= What to produce =
In the entries below, find the lines that contain the word "page" and copy them.

= Materials provided =
------------------------------------

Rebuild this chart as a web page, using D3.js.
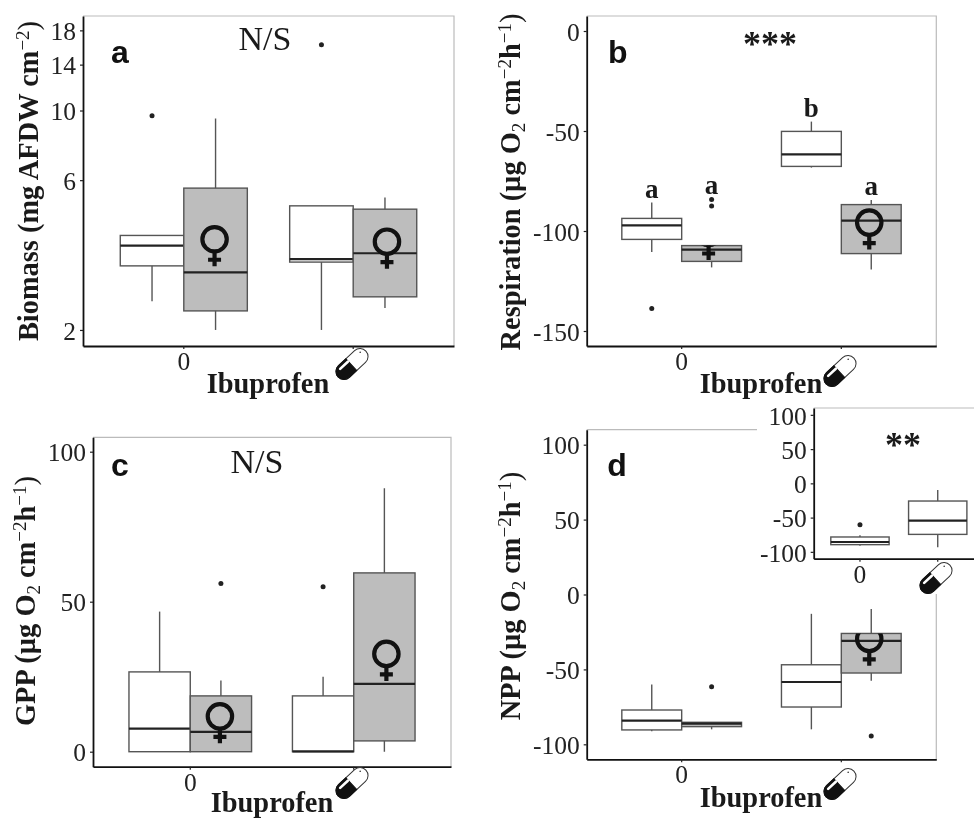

------------------------------------

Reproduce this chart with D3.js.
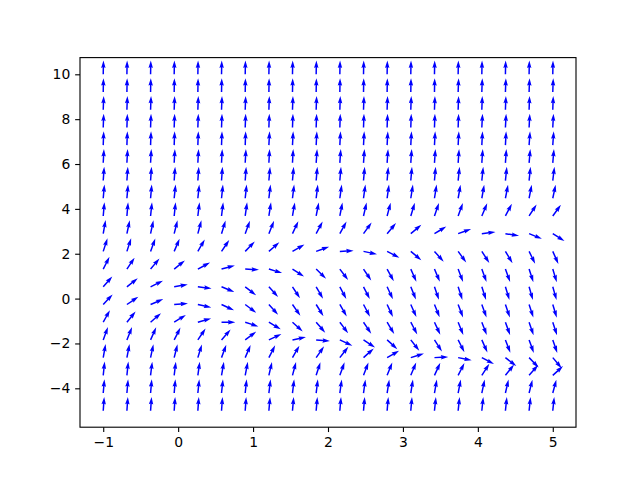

------------------------------------

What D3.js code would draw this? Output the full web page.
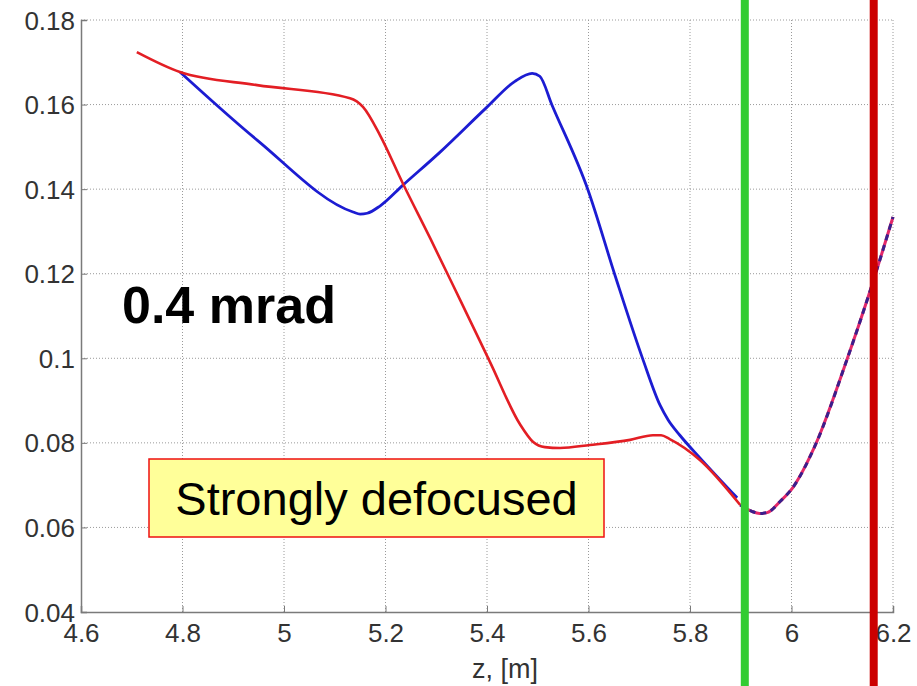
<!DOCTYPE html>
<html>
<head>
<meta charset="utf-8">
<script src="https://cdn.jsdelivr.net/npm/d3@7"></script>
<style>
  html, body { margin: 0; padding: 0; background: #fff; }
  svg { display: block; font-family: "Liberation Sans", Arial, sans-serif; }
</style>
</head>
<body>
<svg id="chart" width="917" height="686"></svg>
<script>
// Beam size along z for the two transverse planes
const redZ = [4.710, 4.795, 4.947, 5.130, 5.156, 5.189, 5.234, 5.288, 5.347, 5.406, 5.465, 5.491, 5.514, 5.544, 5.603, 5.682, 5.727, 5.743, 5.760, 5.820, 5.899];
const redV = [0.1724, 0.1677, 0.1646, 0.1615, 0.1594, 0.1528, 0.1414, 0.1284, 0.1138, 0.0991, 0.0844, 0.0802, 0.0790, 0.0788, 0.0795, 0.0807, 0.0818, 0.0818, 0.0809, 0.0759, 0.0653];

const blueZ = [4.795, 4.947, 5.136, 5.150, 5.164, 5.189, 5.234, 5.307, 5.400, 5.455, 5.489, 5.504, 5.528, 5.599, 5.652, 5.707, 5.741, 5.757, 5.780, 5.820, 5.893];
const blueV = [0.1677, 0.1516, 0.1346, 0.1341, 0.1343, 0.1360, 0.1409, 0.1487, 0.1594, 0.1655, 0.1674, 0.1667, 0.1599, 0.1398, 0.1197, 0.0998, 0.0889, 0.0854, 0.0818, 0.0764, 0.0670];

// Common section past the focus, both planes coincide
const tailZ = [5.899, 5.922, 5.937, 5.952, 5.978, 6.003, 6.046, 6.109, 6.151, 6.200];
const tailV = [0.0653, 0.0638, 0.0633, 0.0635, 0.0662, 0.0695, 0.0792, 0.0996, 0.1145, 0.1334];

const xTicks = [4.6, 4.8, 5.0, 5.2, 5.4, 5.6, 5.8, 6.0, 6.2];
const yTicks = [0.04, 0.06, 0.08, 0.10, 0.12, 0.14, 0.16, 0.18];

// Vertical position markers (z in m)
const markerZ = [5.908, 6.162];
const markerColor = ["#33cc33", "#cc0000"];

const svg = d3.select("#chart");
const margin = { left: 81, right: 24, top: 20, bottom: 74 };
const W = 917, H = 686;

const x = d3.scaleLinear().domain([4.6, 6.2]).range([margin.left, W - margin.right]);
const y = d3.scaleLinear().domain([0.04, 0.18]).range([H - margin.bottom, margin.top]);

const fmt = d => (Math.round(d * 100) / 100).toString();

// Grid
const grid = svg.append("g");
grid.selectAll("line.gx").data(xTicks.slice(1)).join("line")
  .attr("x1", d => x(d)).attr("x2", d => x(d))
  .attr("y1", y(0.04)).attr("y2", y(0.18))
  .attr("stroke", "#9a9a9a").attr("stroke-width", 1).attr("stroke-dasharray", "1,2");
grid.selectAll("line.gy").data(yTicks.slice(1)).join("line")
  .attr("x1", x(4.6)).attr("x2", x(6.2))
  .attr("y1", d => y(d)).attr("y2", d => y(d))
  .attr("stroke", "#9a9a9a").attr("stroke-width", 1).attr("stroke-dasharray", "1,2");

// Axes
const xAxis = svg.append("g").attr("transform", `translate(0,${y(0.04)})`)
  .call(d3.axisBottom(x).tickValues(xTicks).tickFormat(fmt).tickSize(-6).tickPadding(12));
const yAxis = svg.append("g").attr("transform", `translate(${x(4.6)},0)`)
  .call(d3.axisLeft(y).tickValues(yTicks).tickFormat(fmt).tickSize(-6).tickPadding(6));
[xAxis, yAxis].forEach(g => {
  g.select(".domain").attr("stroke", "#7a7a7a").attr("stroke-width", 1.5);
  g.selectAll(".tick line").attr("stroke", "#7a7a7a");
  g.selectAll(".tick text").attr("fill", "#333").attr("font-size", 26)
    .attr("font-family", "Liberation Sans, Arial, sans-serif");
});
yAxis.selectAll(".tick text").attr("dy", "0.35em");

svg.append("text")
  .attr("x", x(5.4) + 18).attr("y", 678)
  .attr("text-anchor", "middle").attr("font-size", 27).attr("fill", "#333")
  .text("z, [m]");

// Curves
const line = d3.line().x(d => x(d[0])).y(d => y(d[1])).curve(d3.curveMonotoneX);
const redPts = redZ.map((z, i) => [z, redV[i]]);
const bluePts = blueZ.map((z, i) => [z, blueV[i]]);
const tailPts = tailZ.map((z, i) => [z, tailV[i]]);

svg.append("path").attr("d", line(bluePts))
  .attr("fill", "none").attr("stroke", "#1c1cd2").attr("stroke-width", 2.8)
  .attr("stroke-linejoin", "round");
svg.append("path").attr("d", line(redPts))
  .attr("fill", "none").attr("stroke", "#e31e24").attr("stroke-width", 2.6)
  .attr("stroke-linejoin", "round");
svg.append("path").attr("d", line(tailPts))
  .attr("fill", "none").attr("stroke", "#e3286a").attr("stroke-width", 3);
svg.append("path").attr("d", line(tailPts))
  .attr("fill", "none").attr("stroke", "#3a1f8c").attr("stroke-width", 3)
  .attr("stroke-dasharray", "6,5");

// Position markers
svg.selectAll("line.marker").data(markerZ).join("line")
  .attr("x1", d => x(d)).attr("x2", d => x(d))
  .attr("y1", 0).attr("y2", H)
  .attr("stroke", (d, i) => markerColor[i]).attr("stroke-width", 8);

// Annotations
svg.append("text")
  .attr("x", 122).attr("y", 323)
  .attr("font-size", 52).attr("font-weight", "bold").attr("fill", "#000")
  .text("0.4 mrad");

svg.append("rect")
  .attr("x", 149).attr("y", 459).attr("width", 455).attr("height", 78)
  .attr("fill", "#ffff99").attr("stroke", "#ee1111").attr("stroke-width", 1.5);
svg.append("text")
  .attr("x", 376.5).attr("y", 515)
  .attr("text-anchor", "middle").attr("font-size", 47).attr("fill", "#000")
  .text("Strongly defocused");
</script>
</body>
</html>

------------------------------------

= Worked solution =
Rebuild this chart as a web page, using D3.js.
What D3.js code would draw this? Output the full web page.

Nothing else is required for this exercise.